— Start SUPPLIED MATERIAL —
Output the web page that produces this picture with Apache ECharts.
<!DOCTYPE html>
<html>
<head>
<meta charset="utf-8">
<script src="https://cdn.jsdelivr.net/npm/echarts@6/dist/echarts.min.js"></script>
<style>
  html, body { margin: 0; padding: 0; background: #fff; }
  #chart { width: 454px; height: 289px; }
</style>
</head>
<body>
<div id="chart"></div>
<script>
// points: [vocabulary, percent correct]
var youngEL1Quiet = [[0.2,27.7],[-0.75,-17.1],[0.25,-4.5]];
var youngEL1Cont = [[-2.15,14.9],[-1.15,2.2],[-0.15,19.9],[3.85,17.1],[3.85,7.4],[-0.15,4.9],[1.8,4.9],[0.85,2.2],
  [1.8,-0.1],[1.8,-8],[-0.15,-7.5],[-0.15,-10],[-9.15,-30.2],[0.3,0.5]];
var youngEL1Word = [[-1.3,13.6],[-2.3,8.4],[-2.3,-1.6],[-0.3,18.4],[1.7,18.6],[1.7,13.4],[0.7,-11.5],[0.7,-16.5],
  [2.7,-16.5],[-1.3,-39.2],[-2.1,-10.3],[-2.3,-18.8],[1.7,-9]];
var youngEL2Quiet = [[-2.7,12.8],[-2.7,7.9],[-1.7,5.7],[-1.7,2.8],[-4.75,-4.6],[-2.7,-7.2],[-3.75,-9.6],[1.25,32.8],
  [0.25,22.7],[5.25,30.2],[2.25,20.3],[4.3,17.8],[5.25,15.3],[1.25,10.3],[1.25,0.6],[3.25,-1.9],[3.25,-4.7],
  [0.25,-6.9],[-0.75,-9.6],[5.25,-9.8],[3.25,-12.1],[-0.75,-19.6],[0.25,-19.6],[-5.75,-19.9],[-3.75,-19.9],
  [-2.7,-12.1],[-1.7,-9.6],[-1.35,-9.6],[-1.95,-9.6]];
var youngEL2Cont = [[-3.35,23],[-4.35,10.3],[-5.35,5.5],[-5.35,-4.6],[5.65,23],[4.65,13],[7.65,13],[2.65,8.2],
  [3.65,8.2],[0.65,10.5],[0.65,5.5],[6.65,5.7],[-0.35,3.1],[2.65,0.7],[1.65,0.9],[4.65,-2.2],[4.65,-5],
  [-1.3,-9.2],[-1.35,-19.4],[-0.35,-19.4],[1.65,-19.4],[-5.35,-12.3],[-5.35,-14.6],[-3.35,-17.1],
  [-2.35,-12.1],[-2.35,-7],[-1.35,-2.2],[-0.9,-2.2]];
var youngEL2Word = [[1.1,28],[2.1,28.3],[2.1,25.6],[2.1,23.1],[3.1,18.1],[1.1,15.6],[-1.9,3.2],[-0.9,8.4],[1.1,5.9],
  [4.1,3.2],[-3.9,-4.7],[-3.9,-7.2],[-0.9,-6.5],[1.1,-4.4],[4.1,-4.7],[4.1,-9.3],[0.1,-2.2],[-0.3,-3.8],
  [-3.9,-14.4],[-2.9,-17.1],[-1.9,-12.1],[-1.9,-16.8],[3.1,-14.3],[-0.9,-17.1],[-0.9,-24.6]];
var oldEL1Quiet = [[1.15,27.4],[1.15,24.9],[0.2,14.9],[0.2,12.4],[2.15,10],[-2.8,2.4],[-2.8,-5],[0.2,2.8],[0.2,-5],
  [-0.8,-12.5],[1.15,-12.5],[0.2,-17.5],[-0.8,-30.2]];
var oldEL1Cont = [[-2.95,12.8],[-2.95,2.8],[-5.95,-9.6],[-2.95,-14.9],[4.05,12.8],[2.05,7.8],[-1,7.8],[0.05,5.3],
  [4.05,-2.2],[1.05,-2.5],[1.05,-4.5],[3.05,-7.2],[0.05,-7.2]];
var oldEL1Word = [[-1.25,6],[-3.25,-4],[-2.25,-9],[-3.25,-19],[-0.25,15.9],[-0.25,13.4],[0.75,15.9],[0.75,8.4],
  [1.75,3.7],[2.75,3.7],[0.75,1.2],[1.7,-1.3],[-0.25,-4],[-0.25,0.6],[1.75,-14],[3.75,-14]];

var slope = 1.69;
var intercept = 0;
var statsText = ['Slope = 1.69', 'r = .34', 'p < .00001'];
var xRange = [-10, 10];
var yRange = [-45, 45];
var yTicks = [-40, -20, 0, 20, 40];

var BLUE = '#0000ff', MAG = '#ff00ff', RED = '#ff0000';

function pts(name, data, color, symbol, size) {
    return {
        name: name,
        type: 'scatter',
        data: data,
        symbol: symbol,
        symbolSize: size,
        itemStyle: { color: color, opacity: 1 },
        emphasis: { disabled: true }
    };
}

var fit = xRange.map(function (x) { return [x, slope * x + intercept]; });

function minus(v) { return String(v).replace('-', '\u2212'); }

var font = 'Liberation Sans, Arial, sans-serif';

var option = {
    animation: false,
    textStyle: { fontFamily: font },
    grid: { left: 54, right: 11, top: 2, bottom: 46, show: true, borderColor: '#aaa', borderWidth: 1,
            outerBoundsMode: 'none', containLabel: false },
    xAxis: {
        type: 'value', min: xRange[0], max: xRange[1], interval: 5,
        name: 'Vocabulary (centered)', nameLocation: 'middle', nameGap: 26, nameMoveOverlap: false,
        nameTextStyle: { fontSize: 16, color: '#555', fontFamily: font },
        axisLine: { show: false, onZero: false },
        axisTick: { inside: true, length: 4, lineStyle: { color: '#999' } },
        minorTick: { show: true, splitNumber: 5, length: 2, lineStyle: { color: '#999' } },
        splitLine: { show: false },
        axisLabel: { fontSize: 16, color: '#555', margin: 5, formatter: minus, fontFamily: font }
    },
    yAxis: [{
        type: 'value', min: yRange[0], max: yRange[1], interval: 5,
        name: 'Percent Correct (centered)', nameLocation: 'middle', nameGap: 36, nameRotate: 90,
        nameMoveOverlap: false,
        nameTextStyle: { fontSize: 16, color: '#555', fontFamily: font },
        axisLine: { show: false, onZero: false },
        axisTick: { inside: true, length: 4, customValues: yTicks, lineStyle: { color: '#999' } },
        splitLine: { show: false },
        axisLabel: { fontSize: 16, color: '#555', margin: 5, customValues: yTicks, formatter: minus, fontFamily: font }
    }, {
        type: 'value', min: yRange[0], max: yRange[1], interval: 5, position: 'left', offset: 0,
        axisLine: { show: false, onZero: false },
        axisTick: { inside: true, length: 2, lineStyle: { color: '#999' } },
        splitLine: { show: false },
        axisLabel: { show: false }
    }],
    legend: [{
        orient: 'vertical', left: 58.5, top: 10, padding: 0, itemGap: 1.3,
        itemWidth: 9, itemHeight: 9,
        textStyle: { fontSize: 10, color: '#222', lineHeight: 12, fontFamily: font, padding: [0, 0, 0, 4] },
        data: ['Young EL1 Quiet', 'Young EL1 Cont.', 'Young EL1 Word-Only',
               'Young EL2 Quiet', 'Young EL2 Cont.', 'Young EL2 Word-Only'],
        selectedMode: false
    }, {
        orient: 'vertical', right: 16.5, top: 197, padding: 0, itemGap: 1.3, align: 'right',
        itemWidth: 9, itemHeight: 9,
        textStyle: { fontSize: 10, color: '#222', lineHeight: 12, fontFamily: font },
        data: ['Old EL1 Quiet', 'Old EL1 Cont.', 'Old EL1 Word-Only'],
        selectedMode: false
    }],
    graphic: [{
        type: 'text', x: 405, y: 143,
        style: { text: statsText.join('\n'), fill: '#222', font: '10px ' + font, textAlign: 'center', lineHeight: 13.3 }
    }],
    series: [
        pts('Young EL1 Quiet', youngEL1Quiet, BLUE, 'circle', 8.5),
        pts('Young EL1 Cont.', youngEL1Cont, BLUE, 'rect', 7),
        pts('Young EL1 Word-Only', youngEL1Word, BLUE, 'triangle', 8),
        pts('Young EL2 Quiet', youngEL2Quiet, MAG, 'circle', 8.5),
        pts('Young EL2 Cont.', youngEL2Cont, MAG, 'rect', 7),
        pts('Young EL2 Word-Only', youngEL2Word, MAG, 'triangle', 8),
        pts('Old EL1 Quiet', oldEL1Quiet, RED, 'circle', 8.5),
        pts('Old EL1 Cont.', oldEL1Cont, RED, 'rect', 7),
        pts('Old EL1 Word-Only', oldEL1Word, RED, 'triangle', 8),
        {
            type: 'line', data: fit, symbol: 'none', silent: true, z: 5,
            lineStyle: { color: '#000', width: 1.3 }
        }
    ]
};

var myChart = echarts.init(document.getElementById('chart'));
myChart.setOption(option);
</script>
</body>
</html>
— End SUPPLIED MATERIAL —
WHAT THE TASK REQUIRES.
Filter the data, keeping only the lines that contain "picture".

FINAL RESULT.
Output the web page that produces this picture with Apache ECharts.

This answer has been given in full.